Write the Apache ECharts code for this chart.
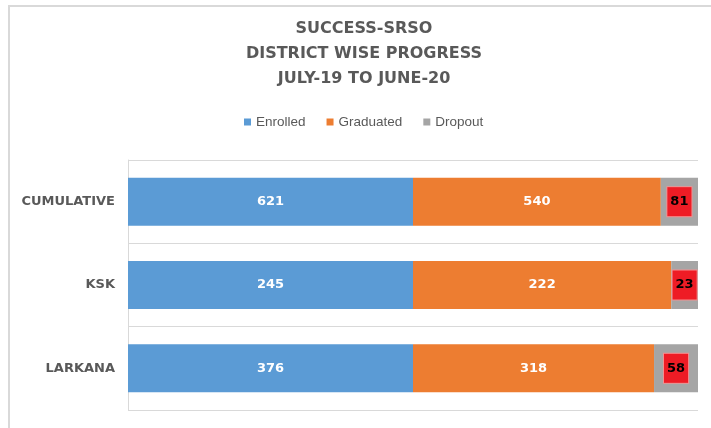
<!DOCTYPE html>
<html>
<head>
<meta charset="utf-8">
<script src="https://cdn.jsdelivr.net/npm/echarts@6/dist/echarts.min.js"></script>
<style>
  html, body { margin: 0; padding: 0; background: #fff; }
  #chart { width: 711px; height: 428px; }
</style>
</head>
<body>
<div id="chart"></div>
<script>
  // data
  var categories = ['CUMULATIVE', 'KSK', 'LARKANA'];
  var enrolled = [621, 245, 376];
  var graduated = [540, 222, 318];
  var dropout = [81, 23, 58];
  var seriesNames = ['Enrolled', 'Graduated', 'Dropout'];

  var grey = '#595959';

  // 100% stacked: each row scaled to its own total
  var totals = categories.map(function (c, i) {
    return enrolled[i] + graduated[i] + dropout[i];
  });
  function share(arr) {
    return arr.map(function (v, i) { return v / totals[i] * 100; });
  }
  function rawLabel(arr) {
    return function (p) { return arr[p.dataIndex]; };
  }

  var chart = echarts.init(document.getElementById('chart'));

  chart.setOption({
    animation: false,
    title: {
      text: 'SUCCESS-SRSO\nDISTRICT WISE PROGRESS\nJULY-19 TO JUNE-20',
      left: 364,
      top: 16,
      padding: 0,
      textAlign: 'center',
      textStyle: {
        fontFamily: 'DejaVu Sans',
        fontWeight: 'bold',
        fontSize: 16,
        lineHeight: 25,
        color: grey
      }
    },
    legend: {
      data: seriesNames,
      left: 244,
      top: 115,
      padding: 0,
      icon: 'rect',
      itemWidth: 7,
      itemHeight: 7,
      itemGap: 21,
      textStyle: { fontFamily: 'Liberation Sans', fontSize: 13.5, color: grey }
    },
    graphic: [{
      type: 'polyline',
      shape: { points: [[9, 428], [9, 6], [711, 6]] },
      style: { stroke: '#d9d9d9', lineWidth: 2, fill: null }
    }],
    grid: { left: 128, right: 13, top: 160, bottom: 18 },
    xAxis: {
      type: 'value',
      min: 0,
      max: 100,
      show: false
    },
    yAxis: {
      type: 'category',
      data: categories,
      inverse: true,
      axisTick: { show: false },
      axisLine: { lineStyle: { color: '#d9d9d9', width: 1 } },
      splitLine: { show: true, lineStyle: { color: '#d9d9d9', width: 1 } },
      axisLabel: {
        margin: 13,
        fontFamily: 'DejaVu Sans',
        fontWeight: 'bold',
        fontSize: 13,
        color: grey
      }
    },
    series: [{
      name: 'Enrolled',
      type: 'bar',
      stack: 'all',
      barWidth: 48,
      data: share(enrolled),
      itemStyle: { color: '#5b9bd5' },
      label: {
        show: true,
        position: 'inside',
        formatter: rawLabel(enrolled),
        color: '#fff',
        fontFamily: 'DejaVu Sans',
        fontWeight: 'bold',
        fontSize: 13
      }
    }, {
      name: 'Graduated',
      type: 'bar',
      stack: 'all',
      data: share(graduated),
      itemStyle: { color: '#ed7d31' },
      label: {
        show: true,
        position: 'inside',
        formatter: rawLabel(graduated),
        color: '#fff',
        fontFamily: 'DejaVu Sans',
        fontWeight: 'bold',
        fontSize: 13
      }
    }, {
      name: 'Dropout',
      type: 'bar',
      stack: 'all',
      data: share(dropout),
      itemStyle: { color: '#a5a5a5' },
      label: {
        show: true,
        position: 'inside',
        formatter: rawLabel(dropout),
        color: '#000',
        fontFamily: 'DejaVu Sans',
        fontWeight: 'bold',
        fontSize: 13,
        backgroundColor: '#ee1c25',
        borderColor: '#f39090',
        borderWidth: 1,
        padding: [8, 3, 8, 3]
      }
    }]
  });
</script>
</body>
</html>
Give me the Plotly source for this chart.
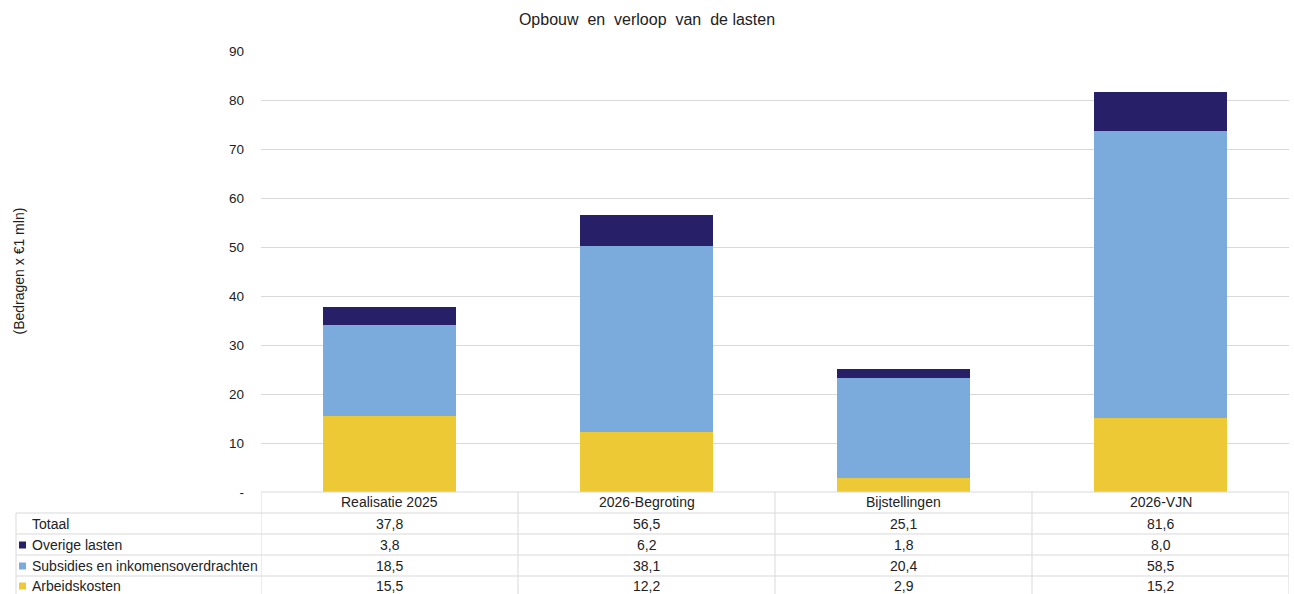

Exercise task – The data above needs to be retyped exactly, with the images left out.

Correct result –
Write the Apache ECharts code for this chart.
<!DOCTYPE html>
<html>
<head>
<meta charset="utf-8">
<script src="https://cdn.jsdelivr.net/npm/echarts@6/dist/echarts.min.js"></script>
<style>
  html, body { margin: 0; padding: 0; background: #fff; }
  #chart { width: 711px; height: 428px; }
</style>
</head>
<body>
<div id="chart"></div>
<script>
  // data
  var categories = ['CUMULATIVE', 'KSK', 'LARKANA'];
  var enrolled = [621, 245, 376];
  var graduated = [540, 222, 318];
  var dropout = [81, 23, 58];
  var seriesNames = ['Enrolled', 'Graduated', 'Dropout'];

  var grey = '#595959';

  // 100% stacked: each row scaled to its own total
  var totals = categories.map(function (c, i) {
    return enrolled[i] + graduated[i] + dropout[i];
  });
  function share(arr) {
    return arr.map(function (v, i) { return v / totals[i] * 100; });
  }
  function rawLabel(arr) {
    return function (p) { return arr[p.dataIndex]; };
  }

  var chart = echarts.init(document.getElementById('chart'));

  chart.setOption({
    animation: false,
    title: {
      text: 'SUCCESS-SRSO\nDISTRICT WISE PROGRESS\nJULY-19 TO JUNE-20',
      left: 364,
      top: 16,
      padding: 0,
      textAlign: 'center',
      textStyle: {
        fontFamily: 'DejaVu Sans',
        fontWeight: 'bold',
        fontSize: 16,
        lineHeight: 25,
        color: grey
      }
    },
    legend: {
      data: seriesNames,
      left: 244,
      top: 115,
      padding: 0,
      icon: 'rect',
      itemWidth: 7,
      itemHeight: 7,
      itemGap: 21,
      textStyle: { fontFamily: 'Liberation Sans', fontSize: 13.5, color: grey }
    },
    graphic: [{
      type: 'polyline',
      shape: { points: [[9, 428], [9, 6], [711, 6]] },
      style: { stroke: '#d9d9d9', lineWidth: 2, fill: null }
    }],
    grid: { left: 128, right: 13, top: 160, bottom: 18 },
    xAxis: {
      type: 'value',
      min: 0,
      max: 100,
      show: false
    },
    yAxis: {
      type: 'category',
      data: categories,
      inverse: true,
      axisTick: { show: false },
      axisLine: { lineStyle: { color: '#d9d9d9', width: 1 } },
      splitLine: { show: true, lineStyle: { color: '#d9d9d9', width: 1 } },
      axisLabel: {
        margin: 13,
        fontFamily: 'DejaVu Sans',
        fontWeight: 'bold',
        fontSize: 13,
        color: grey
      }
    },
    series: [{
      name: 'Enrolled',
      type: 'bar',
      stack: 'all',
      barWidth: 48,
      data: share(enrolled),
      itemStyle: { color: '#5b9bd5' },
      label: {
        show: true,
        position: 'inside',
        formatter: rawLabel(enrolled),
        color: '#fff',
        fontFamily: 'DejaVu Sans',
        fontWeight: 'bold',
        fontSize: 13
      }
    }, {
      name: 'Graduated',
      type: 'bar',
      stack: 'all',
      data: share(graduated),
      itemStyle: { color: '#ed7d31' },
      label: {
        show: true,
        position: 'inside',
        formatter: rawLabel(graduated),
        color: '#fff',
        fontFamily: 'DejaVu Sans',
        fontWeight: 'bold',
        fontSize: 13
      }
    }, {
      name: 'Dropout',
      type: 'bar',
      stack: 'all',
      data: share(dropout),
      itemStyle: { color: '#a5a5a5' },
      label: {
        show: true,
        position: 'inside',
        formatter: rawLabel(dropout),
        color: '#000',
        fontFamily: 'DejaVu Sans',
        fontWeight: 'bold',
        fontSize: 13,
        backgroundColor: '#ee1c25',
        borderColor: '#f39090',
        borderWidth: 1,
        padding: [8, 3, 8, 3]
      }
    }]
  });
</script>
</body>
</html>
Give me the Plotly source for this chart.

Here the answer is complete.